Copy the data that follows, character for character, minus the pictures.

--- BEGIN Information supplied ---

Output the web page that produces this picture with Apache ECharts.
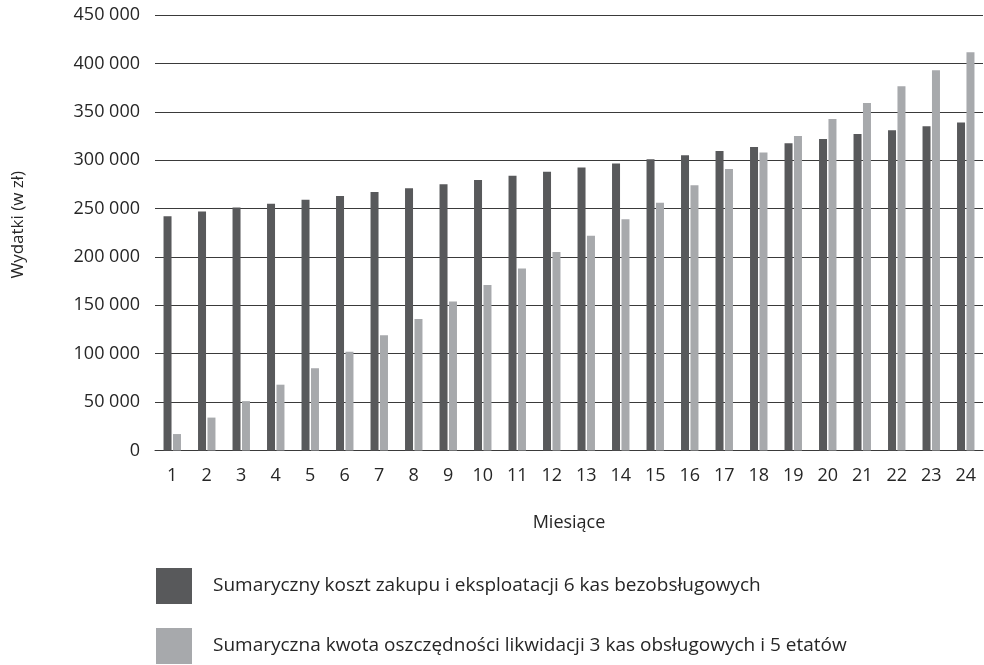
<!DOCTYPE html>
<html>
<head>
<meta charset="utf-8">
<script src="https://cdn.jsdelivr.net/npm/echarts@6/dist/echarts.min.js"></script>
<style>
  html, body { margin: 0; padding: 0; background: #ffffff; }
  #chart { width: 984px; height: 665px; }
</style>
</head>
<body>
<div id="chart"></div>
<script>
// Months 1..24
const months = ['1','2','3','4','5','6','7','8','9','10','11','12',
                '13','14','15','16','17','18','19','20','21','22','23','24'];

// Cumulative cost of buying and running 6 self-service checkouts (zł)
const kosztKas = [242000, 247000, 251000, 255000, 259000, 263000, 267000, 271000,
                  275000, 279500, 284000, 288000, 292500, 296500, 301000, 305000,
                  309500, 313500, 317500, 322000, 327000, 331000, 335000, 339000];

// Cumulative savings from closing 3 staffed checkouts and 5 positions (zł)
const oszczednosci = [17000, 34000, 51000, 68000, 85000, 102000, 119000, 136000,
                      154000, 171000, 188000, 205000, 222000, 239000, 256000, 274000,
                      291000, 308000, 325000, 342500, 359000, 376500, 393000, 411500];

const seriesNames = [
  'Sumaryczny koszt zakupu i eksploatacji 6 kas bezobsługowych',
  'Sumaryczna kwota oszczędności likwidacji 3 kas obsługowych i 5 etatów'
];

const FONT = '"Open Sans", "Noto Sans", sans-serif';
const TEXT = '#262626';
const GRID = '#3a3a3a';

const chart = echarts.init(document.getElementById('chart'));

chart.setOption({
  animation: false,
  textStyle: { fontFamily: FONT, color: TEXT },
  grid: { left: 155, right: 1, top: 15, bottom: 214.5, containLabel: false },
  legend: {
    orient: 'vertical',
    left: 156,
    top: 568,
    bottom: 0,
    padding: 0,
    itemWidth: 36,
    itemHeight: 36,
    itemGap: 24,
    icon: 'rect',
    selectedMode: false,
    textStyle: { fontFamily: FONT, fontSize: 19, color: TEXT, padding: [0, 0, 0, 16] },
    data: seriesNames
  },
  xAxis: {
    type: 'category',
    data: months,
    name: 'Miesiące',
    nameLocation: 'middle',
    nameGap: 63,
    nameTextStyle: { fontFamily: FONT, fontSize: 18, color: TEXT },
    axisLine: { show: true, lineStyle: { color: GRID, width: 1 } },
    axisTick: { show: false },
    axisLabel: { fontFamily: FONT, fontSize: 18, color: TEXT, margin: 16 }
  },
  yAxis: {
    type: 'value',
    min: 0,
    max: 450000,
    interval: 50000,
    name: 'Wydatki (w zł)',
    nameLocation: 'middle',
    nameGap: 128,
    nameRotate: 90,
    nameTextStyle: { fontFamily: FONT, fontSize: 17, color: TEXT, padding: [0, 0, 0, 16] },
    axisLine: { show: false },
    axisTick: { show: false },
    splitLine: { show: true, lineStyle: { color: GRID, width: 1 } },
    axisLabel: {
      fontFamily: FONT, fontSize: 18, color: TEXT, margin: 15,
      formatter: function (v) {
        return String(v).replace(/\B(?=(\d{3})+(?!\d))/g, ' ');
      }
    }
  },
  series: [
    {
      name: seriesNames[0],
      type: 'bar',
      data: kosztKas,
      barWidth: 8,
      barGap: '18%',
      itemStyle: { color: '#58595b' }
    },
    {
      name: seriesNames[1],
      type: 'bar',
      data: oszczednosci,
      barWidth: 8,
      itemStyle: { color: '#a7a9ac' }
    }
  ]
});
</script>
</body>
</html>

--- END Information supplied ---

# [Result of the task]
Output the web page that produces this picture with Apache ECharts.
<!DOCTYPE html>
<html>
<head>
<meta charset="utf-8">
<script src="https://cdn.jsdelivr.net/npm/echarts@6/dist/echarts.min.js"></script>
<style>
  html, body { margin: 0; padding: 0; background: #ffffff; }
  #chart { width: 984px; height: 665px; }
</style>
</head>
<body>
<div id="chart"></div>
<script>
// Months 1..24
const months = ['1','2','3','4','5','6','7','8','9','10','11','12',
                '13','14','15','16','17','18','19','20','21','22','23','24'];

// Cumulative cost of buying and running 6 self-service checkouts (zł)
const kosztKas = [242000, 247000, 251000, 255000, 259000, 263000, 267000, 271000,
                  275000, 279500, 284000, 288000, 292500, 296500, 301000, 305000,
                  309500, 313500, 317500, 322000, 327000, 331000, 335000, 339000];

// Cumulative savings from closing 3 staffed checkouts and 5 positions (zł)
const oszczednosci = [17000, 34000, 51000, 68000, 85000, 102000, 119000, 136000,
                      154000, 171000, 188000, 205000, 222000, 239000, 256000, 274000,
                      291000, 308000, 325000, 342500, 359000, 376500, 393000, 411500];

const seriesNames = [
  'Sumaryczny koszt zakupu i eksploatacji 6 kas bezobsługowych',
  'Sumaryczna kwota oszczędności likwidacji 3 kas obsługowych i 5 etatów'
];

const FONT = '"Open Sans", "Noto Sans", sans-serif';
const TEXT = '#262626';
const GRID = '#3a3a3a';

const chart = echarts.init(document.getElementById('chart'));

chart.setOption({
  animation: false,
  textStyle: { fontFamily: FONT, color: TEXT },
  grid: { left: 155, right: 1, top: 15, bottom: 214.5, containLabel: false },
  legend: {
    orient: 'vertical',
    left: 156,
    top: 568,
    bottom: 0,
    padding: 0,
    itemWidth: 36,
    itemHeight: 36,
    itemGap: 24,
    icon: 'rect',
    selectedMode: false,
    textStyle: { fontFamily: FONT, fontSize: 19, color: TEXT, padding: [0, 0, 0, 16] },
    data: seriesNames
  },
  xAxis: {
    type: 'category',
    data: months,
    name: 'Miesiące',
    nameLocation: 'middle',
    nameGap: 63,
    nameTextStyle: { fontFamily: FONT, fontSize: 18, color: TEXT },
    axisLine: { show: true, lineStyle: { color: GRID, width: 1 } },
    axisTick: { show: false },
    axisLabel: { fontFamily: FONT, fontSize: 18, color: TEXT, margin: 16 }
  },
  yAxis: {
    type: 'value',
    min: 0,
    max: 450000,
    interval: 50000,
    name: 'Wydatki (w zł)',
    nameLocation: 'middle',
    nameGap: 128,
    nameRotate: 90,
    nameTextStyle: { fontFamily: FONT, fontSize: 17, color: TEXT, padding: [0, 0, 0, 16] },
    axisLine: { show: false },
    axisTick: { show: false },
    splitLine: { show: true, lineStyle: { color: GRID, width: 1 } },
    axisLabel: {
      fontFamily: FONT, fontSize: 18, color: TEXT, margin: 15,
      formatter: function (v) {
        return String(v).replace(/\B(?=(\d{3})+(?!\d))/g, ' ');
      }
    }
  },
  series: [
    {
      name: seriesNames[0],
      type: 'bar',
      data: kosztKas,
      barWidth: 8,
      barGap: '18%',
      itemStyle: { color: '#58595b' }
    },
    {
      name: seriesNames[1],
      type: 'bar',
      data: oszczednosci,
      barWidth: 8,
      itemStyle: { color: '#a7a9ac' }
    }
  ]
});
</script>
</body>
</html>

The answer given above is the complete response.